• Data block:

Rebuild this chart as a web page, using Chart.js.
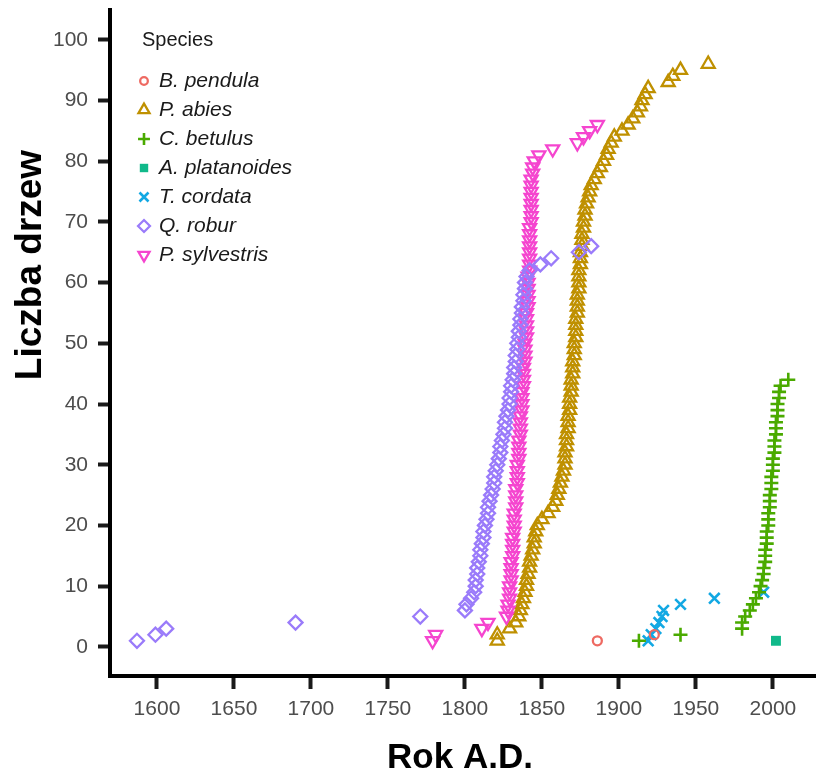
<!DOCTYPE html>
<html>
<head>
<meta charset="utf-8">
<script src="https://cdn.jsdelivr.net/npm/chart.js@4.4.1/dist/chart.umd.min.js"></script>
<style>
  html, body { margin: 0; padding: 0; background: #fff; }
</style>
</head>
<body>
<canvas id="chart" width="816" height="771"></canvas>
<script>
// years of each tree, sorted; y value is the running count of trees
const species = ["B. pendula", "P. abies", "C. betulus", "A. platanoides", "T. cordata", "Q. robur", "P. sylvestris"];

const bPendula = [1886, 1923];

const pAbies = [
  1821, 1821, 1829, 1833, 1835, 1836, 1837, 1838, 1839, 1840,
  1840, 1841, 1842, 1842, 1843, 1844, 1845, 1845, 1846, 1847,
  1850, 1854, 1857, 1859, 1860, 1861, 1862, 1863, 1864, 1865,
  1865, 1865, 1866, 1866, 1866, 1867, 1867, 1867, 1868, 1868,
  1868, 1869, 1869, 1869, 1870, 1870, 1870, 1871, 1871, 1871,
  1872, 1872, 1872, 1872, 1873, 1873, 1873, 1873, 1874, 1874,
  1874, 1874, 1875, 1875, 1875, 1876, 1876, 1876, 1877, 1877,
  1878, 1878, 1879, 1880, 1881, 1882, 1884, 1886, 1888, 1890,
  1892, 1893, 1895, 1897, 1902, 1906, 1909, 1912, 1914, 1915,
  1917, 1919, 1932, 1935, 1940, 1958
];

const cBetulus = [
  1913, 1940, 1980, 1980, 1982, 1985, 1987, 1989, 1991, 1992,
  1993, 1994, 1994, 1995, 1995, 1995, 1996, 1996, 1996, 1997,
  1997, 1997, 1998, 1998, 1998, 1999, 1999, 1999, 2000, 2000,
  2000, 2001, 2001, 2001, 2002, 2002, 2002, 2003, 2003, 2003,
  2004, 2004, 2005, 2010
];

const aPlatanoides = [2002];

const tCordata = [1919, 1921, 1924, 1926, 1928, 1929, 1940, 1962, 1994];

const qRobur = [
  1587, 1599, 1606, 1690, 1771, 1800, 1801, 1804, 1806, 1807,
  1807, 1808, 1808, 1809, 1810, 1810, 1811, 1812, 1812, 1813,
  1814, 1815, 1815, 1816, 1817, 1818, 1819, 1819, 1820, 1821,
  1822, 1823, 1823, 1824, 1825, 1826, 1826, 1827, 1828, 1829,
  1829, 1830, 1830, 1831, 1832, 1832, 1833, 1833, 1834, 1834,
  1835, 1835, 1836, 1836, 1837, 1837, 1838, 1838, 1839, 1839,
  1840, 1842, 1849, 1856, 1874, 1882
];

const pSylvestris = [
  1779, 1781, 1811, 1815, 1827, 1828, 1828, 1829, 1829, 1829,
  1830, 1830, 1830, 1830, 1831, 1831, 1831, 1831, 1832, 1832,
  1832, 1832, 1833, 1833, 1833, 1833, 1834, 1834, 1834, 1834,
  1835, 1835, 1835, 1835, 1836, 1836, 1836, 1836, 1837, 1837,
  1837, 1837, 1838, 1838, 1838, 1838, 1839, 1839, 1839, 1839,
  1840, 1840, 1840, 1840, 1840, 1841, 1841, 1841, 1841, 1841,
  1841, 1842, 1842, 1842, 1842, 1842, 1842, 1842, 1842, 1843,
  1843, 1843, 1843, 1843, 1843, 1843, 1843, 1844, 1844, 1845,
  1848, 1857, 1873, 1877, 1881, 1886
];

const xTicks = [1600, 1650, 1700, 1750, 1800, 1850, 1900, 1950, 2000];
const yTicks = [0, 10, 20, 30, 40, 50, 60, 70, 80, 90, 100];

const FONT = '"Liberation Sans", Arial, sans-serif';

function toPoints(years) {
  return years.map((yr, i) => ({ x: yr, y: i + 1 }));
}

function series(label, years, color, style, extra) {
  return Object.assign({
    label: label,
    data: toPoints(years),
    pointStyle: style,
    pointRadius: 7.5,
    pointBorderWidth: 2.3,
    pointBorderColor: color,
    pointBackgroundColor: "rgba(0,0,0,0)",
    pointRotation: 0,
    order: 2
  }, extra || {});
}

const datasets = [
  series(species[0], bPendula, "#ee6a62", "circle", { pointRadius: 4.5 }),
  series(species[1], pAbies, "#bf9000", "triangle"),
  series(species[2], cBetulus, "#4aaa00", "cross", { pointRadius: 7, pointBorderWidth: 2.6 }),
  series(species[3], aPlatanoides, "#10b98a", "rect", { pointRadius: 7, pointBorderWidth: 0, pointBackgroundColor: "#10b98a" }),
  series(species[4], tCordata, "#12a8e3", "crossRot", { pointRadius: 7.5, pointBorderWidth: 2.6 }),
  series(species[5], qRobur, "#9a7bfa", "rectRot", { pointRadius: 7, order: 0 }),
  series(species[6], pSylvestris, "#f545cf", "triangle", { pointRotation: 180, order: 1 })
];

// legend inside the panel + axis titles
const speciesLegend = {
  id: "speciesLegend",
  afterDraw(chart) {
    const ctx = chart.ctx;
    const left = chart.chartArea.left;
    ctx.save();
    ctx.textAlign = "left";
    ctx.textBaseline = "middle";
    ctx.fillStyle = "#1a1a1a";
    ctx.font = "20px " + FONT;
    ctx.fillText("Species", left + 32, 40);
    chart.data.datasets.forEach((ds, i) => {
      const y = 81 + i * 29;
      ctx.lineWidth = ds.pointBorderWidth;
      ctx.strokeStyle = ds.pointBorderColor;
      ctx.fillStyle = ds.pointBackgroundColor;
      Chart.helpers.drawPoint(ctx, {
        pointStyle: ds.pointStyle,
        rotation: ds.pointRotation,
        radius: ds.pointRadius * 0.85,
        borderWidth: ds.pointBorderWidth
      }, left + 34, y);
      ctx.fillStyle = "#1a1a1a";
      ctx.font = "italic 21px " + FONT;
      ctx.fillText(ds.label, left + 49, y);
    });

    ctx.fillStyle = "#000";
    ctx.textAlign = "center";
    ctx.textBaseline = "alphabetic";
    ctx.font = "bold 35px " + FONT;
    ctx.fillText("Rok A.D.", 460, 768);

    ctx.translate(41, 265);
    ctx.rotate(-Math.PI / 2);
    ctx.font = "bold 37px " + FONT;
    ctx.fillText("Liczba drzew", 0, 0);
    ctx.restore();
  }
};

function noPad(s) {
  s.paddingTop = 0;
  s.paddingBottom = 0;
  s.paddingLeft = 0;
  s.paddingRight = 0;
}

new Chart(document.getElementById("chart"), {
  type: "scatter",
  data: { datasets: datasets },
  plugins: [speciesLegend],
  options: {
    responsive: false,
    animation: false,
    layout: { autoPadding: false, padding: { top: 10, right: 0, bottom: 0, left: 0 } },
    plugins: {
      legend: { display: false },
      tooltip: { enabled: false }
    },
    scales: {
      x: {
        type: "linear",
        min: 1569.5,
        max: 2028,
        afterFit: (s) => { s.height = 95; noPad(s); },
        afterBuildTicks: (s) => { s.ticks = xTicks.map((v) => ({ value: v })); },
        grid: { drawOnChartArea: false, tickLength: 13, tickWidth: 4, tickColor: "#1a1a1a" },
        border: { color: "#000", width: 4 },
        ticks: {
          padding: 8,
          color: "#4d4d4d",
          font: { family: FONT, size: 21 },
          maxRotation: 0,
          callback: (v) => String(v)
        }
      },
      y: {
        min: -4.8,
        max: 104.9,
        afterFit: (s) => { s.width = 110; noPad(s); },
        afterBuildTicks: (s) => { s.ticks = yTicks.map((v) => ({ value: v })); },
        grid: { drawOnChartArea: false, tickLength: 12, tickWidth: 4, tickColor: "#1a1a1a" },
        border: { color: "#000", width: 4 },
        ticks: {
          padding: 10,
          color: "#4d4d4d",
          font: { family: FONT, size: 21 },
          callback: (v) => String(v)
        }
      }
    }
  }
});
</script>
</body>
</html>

• Exercise description:
Leave the pictures out and reproduce exactly the lines from the top of the listing above through the line with "const bPendula = [1886, 1923];".

• Exercise solution:
Rebuild this chart as a web page, using Chart.js.
<!DOCTYPE html>
<html>
<head>
<meta charset="utf-8">
<script src="https://cdn.jsdelivr.net/npm/chart.js@4.4.1/dist/chart.umd.min.js"></script>
<style>
  html, body { margin: 0; padding: 0; background: #fff; }
</style>
</head>
<body>
<canvas id="chart" width="816" height="771"></canvas>
<script>
// years of each tree, sorted; y value is the running count of trees
const species = ["B. pendula", "P. abies", "C. betulus", "A. platanoides", "T. cordata", "Q. robur", "P. sylvestris"];

const bPendula = [1886, 1923];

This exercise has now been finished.